院正大声求饶。
“滚出去,朕不想看到你。”
赵智怒吼出声。
牧公眉头微皱,但神色依旧平静,而刘丛喜与王岸茂两人,整个身子都是微微一颤,自赵智继位这么多年,好像还从未见过他发这么大的脾气。
王岸茂抬起头看向牧公,脸色已然苍白无色。
牧公也是看向他,淡声道:“皇上的怒火几何,你自是应该清楚了。”
王岸茂嘴唇打着颤,一句话都是说不出,脑海之中满是刚刚赵智的那句话,若是李勋有个什么三长两短,在场所有救治之人,全部陪葬,御医院,不正是由自己掌管?
片刻之后,两名侍卫把院正给拖了出来,院正一边抹着眼泪,一边朝着远处走出,看也没看牧公等人。
看着院正远去的背影,牧公摇头叹气一声,对着王岸茂说道:“去吧,皇上累了,让这场闹剧,快些结束吧。”
王岸茂点了点头,有些失魂落魄的离开。
王岸茂离开之后,刘丛喜立即说道:“干爹,您离开之后,王岸茂与翼王走的很近,由他主持救治李勋事宜,是不是有些太危险了?”
牧公默默说道:“有些时候,最危险的,也是最安全的,御医院由王岸茂掌管,此刻事急,人命关天,不能耽搁,没有谁比他更熟悉御医院的事物了。”
刘丛喜想了想,确实是这个理,皇上都发话了,救不活李勋,在场的救治之人,全部陪葬,他王岸茂岂敢不尽全力?
“干爹,您老回来,我们都是有了主心骨,您不知道,您不再的这些时日,王岸茂可恶至极.....”
刘丛喜在那里滔滔不绝的说着王岸茂的坏话。
牧公默默看了刘丛喜一眼,一句话都没有说,自己回归,包括刘丛喜在内的很多人,都是充满了欢喜,但是这种欢喜....更多的,又是出于什么原因呢?

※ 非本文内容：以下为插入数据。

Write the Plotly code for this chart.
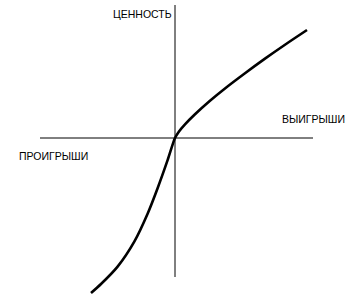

牧公在的时候,宫里的宦官宫女,虽有竞争,虽有争斗,但多少都明白一个退让有度的道理,什么事都不敢做的太甚,如今,不过离开半年多,一切都是有了很大的变化,比如刘丛喜和王岸茂两人的矛盾与争斗,就已经是非常表面化,而作为宫中如今权势最强的两人,他们之间一旦爆发了争斗,整个皇城的宦官与宫女,也自然是立即分成了两派,你争...我斗...好不热闹,而朝堂的混乱,以及外部局势的巨变,也是让赵智,根本没有精力分心去管这些。
刘丛喜说了那么半天,牧公却是一句话都没有听进去,只是突然叹声说道:“皇上这里,没有以前安静了。”
刘丛喜停下话语,有些没有明白牧公这句话的意思。
“干爹,您说这话,是什么意思?”
牧公看着刘丛喜,轻声说道:“记得我离开之前,曾与皇上说过,想要把你调往江南监察盐政,皇上已经同意,你怎么没有去?”
刘丛喜眼神闪动,低下头:“干爹您离开之后,李贵妃问我想不想到皇上身边做事,孩儿觉得干爹离开了,皇上身边没人伺候,也是不便,这才...留了下来。”
牧公盯着刘丛喜,久久不语,良久之后,这才长叹一声:“江南的风光,比这里....要好太多了,你能去那里,是你的福气,你却偏偏不去,真是身在福中不知福。”
刘丛喜依旧低着头,一句话都不说。
刘丛喜自幼进宫,因为长相俊美,性格活泼,为人又很聪明,很快便是被牧公看重与喜爱,留在身边做事,这是他的幸运,可以说,牧公把刘丛喜,是当半个儿子看待的,朝堂的局势,牧公是非常清楚的,而朝堂的任何变化与走向,又往往牵连到皇城中的所有人,牧公费尽力气,把刘丛喜调去江南,也是为了让他远离是非之地,日后...或许还能得个善终,可惜,刘丛喜不明这个道理。
事实上,这些年来,因为牧公的缘故,赵智对刘丛喜颇为信任与喜爱,但也正是因为牧公的缘故,刘丛喜始终得不到太大的权利与重用,进入不了宦官这个圈子的核心,对此,刘丛喜心中早有怨言,牧公的心思,他不是完全不明白,但刘丛喜有自己的想法,自己不是在为自己一个人奋斗,牧公无亲无故,孑身一人,可以把很多东西看的很开,看的无所谓,但是自己...还有家族与亲人。